We already use products in my training that monitor my performance during a strength and conditioning session or on court session and then those are analysed to see how I’m performing, what I need to work on and when I need to rest.
I’ve been looking at various digital health technologies over the past couple of years as the industry develops and grows, and hopefully will be able to integrate more products into my routine and lifestyle as they come onto the market.
One development I would like to see is something to speed up recovery times. The tennis tour is pretty relentless. We play all year round and often don’t have much time to recover between matches. My physios Shane and Mark are great at helping me get back on my feet after long games, but a tool that could help my body feel a bit less sore sometimes would be very helpful!

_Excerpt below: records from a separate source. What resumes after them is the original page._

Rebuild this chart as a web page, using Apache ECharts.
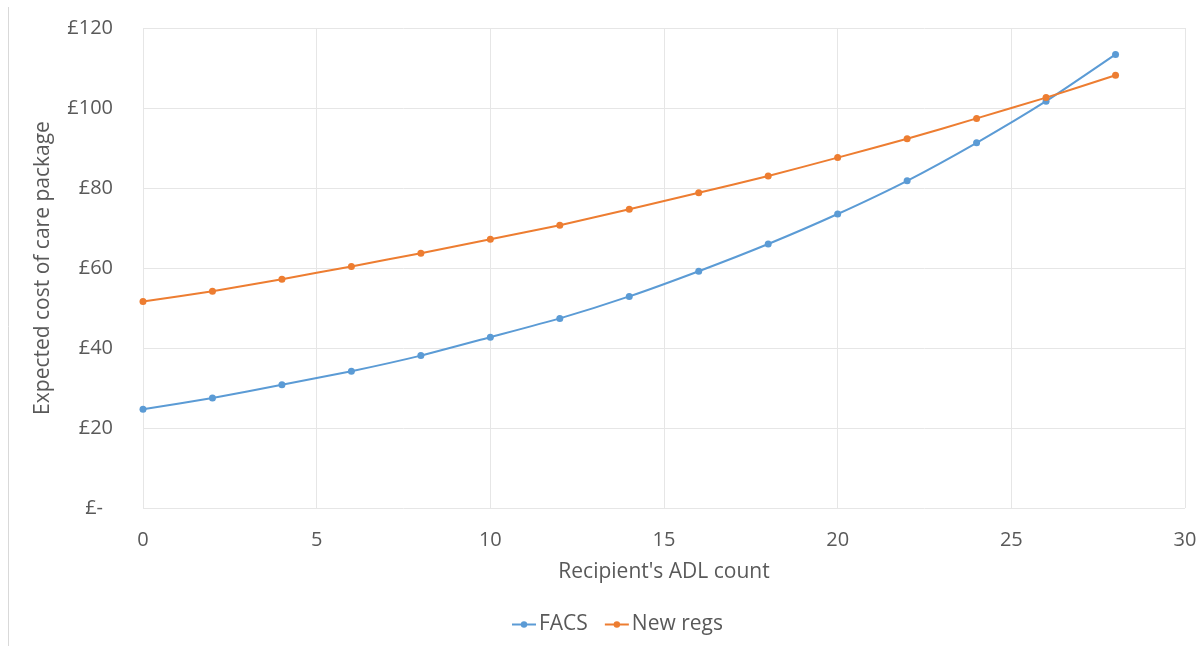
<!DOCTYPE html>
<html><head><meta charset="utf-8">
<script src="https://cdn.jsdelivr.net/npm/echarts@6/dist/echarts.min.js"></script>
<style>html,body{margin:0;padding:0;background:#fff}#c{width:1202px;height:646px}</style>
</head><body><div id="c"></div>
<script>
const adlCount = [0,2,4,6,8,10,12,14,16,18,20,22,24,26,28];
const facs = [24.7,27.5,30.8,34.2,38.1,42.7,47.4,52.9,59.2,66.0,73.5,81.8,91.3,101.7,113.4];
const newRegs = [51.6,54.2,57.2,60.4,63.7,67.2,70.7,74.7,78.8,83.0,87.6,92.3,97.4,102.6,108.2];
const seriesNames = ['FACS','New regs'];
const xTitle = "Recipient's ADL count";
const yTitle = 'Expected cost of care package';

const font = '"Open Sans", Lato, sans-serif';
const txt = '#595959';
const chart = echarts.init(document.getElementById('c'));
chart.setOption({
  animation:false,
  textStyle:{fontFamily:font},
  graphic:[{type:'line',shape:{x1:8.5,y1:7,x2:8.5,y2:646},style:{stroke:'#d9d9d9',lineWidth:1}}],
  grid:{left:143,right:17,top:28,bottom:138,containLabel:false},
  legend:{top:609,left:506,itemWidth:24,itemHeight:8,itemGap:16,
    textStyle:{fontFamily:font,fontSize:21,color:txt,padding:[0,0,0,-2]},data:seriesNames},
  xAxis:{type:'value',min:0,max:30,interval:5,name:xTitle,nameLocation:'middle',nameGap:54,
    nameTextStyle:{fontSize:21,color:txt,fontFamily:font},
    axisLine:{show:false},axisTick:{show:false},
    axisLabel:{fontSize:20,color:txt,margin:22,fontFamily:font},
    splitLine:{show:true,lineStyle:{color:'#e6e6e6',width:1}}},
  yAxis:{type:'value',min:0,max:120,interval:20,name:yTitle,nameLocation:'middle',nameGap:89,
    nameTextStyle:{fontSize:21,color:txt,fontFamily:font},
    axisLine:{show:false},axisTick:{show:false},
    axisLabel:{fontSize:20,color:txt,margin:30,fontFamily:font,
      formatter:v=> v===0 ? '{z|£-}' : '£'+v,
      rich:{z:{fontSize:20,color:txt,fontFamily:font,padding:[0,10,0,0]}}},
    splitLine:{show:true,lineStyle:{color:'#e6e6e6',width:1}}},
  series:[
    {name:seriesNames[0],type:'line',data:adlCount.map((x,i)=>[x,facs[i]]),smooth:0.2,
     symbol:'circle',symbolSize:7,lineStyle:{color:'#5b9bd5',width:2},itemStyle:{color:'#5b9bd5'}},
    {name:seriesNames[1],type:'line',data:adlCount.map((x,i)=>[x,newRegs[i]]),smooth:0.2,
     symbol:'circle',symbolSize:7,lineStyle:{color:'#ed7d31',width:2},itemStyle:{color:'#ed7d31'}}
  ]
});
</script></body></html>
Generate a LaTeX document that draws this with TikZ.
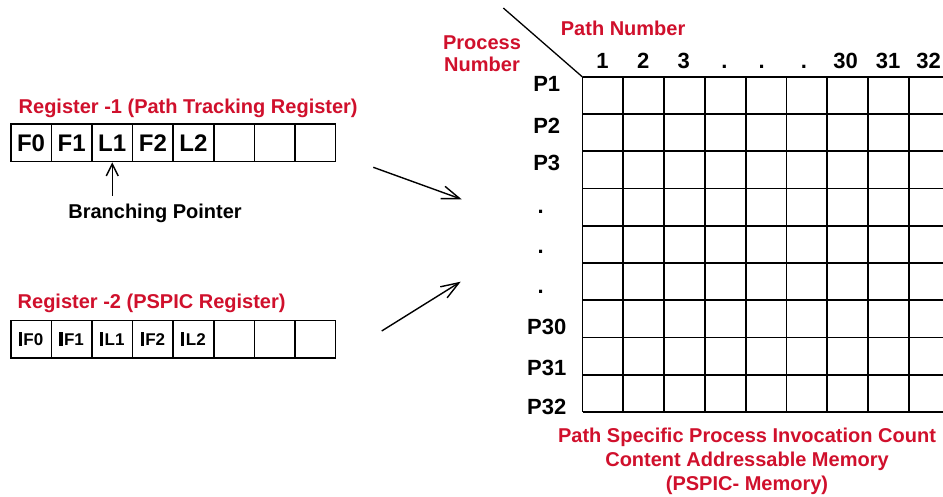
\documentclass[tikz,border=0pt]{standalone}
\usepackage{fontspec}
\setmainfont{Liberation Sans}
\usetikzlibrary{arrows.meta}
\definecolor{labelred}{RGB}{208,16,44}
\newcommand{\fsz}[1]{\fontsize{#1}{#1}\selectfont\bfseries}
\newcommand{\mk}{\rule[-1pt]{3.2pt}{14pt}\hspace{1.5pt}}
\begin{document}
\begin{tikzpicture}[x=1pt,y=-1pt,
  regcell/.style={draw,line width=1.5pt,minimum width=40.6pt,minimum height=37.5pt,
    inner sep=0pt,anchor=north west},
  bigtxt/.style={font=\fsz{24}},
  smalltxt/.style={font=\fsz{17}},
  redlabel/.style={text=labelred,font=\fsz{20},inner sep=0pt,anchor=base},
  blacklabel/.style={font=\fsz{22},inner sep=0pt,anchor=base},
  ptr/.style={-{Straight Barb[length=12pt,width=12pt]},line width=1.5pt},
  bigptr/.style={-{Straight Barb[length=18pt,width=13pt]},line width=1.4pt},
  gridline/.style={line width=1.8pt}
]
\useasboundingbox (0,0) rectangle (943,497);
\clip (0,0) rectangle (943,497);
\fill[white] (0,0) rectangle (943,497);

% ---- Register 1: path tracking register ----
\node[redlabel,anchor=base west] (reg1lbl) at (18.5,114) {Register -1 (Path Tracking Register)};
\foreach \i/\t in {1/F0,2/F1,3/L1,4/F2,5/L2,6/{},7/{},8/{}}
  \node[regcell,bigtxt] (ra\i) at ({10+40.6*(\i-1)},123.3) {\t};
\node[font=\fsz{20},inner sep=0pt,anchor=base] (bp) at (155,218.3) {Branching Pointer};
\coordinate (bpy) at (0,196);
\draw[ptr] (ra3.south |- bpy) -- (ra3.south);

% ---- Register 2: PSPIC register ----
\node[redlabel,anchor=base west] (reg2lbl) at (17.5,308.5) {Register -2 (PSPIC Register)};
\foreach \i/\t in {1/{\mk F0},2/{\mk F1},3/{\mk L1},4/{\mk F2},5/{\mk L2},6/{},7/{},8/{}}
  \node[regcell,smalltxt] (rb\i) at ({10+40.6*(\i-1)},319.5) {\t};

% ---- arrows towards the memory ----
\coordinate (a1s) at (373.3,167.3);
\coordinate (a1e) at (461.7,199.3);
\coordinate (a2s) at (381.7,331);
\coordinate (a2e) at (460.7,281.7);
\draw[bigptr] (a1s) -- (a1e);
\draw[bigptr] (a2s) -- (a2e);

% ---- PSPIC memory grid ----
\coordinate (gnw) at (582.5,77);
\coordinate (dtop) at (503.3,8);
\foreach \k in {0,...,9}{
  \draw[gridline] ({582.5+40.8*\k},77) -- ({582.5+40.8*\k},411.8);
  \draw[gridline] (582.5,{77+37.2*\k}) -- (950,{77+37.2*\k});
}
\draw[line width=1.3pt] (dtop) -- (gnw);

\node[redlabel,anchor=base west] (pathnum) at (560.7,36) {Path Number};
\node[redlabel] (proc1) at (482,50) {Process};
\node[redlabel] (proc2) at (482,71.7) {Number};

\foreach \x/\t in {602.5/1,643.3/2,683.8/3,845.5/30,888/31,928.5/32}
  \node[blacklabel] (c\t) at (\x,68.3) {\t};
\foreach \x [count=\j] in {724.3,761.7,804}
  \node[blacklabel] (cd\j) at (\x,68.3) {.};

\foreach \y/\t in {92/P1,133.3/P2,171/P3,334.3/P30,375/P31,414.3/P32}
  \node[blacklabel] (r\t) at (546.7,\y) {\t};
\foreach \y [count=\j] in {213.3,253.8,294}
  \node[blacklabel] (rd\j) at (540.7,\y) {.};

\node[redlabel] (mem1) at (747,442.7) {Path Specific Process Invocation Count};
\node[redlabel] (mem2) at (747,466.7) {Content Addressable Memory};
\node[redlabel] (mem3) at (747,490) {(PSPIC- Memory)};
\end{tikzpicture}
\end{document}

I’m also interested generally in the area of wearable technology and will be watching this space carefully though as I think there may be developments that could help my performance on and off court.
Of course, digital health can have benefits for everyone, not just professional athletes. I think people are showing more of an interest in their health and there are lots of simple tools that help them monitor their health and activities. Also they can give you fairly easy, achievable goals – like walking 10,000 steps a day that all of us should be able to do, and which can make a real improvement in things like heart health.
When a product can really change people’s behaviour, that is an exciting step forward and a positive sign of things to come. For example, there is huge potential to tackle obesity through digital health and this is something that I’m really passionate about. In Scotland, there are major problems with obesity already and it’s getting worse, particularly in children. It was great to see how a game like Pokemon Go could get children moving. Hopefully the big gaming companies can work on more products like that that tackle a health issue but in a fun way to engage young people.
The way this sector is going I think it’s going to be huge. The fact that we’ve got organisations like the DHI promoting the sector and securing funding to instigate more digital health projects is going to really help the industry grow. I also work with Seedrs, a crowd funding platform that supports up and coming entrepreneurs and they are seeing more and more digital health projects coming live.
It’s a very exciting time to be involved in this area.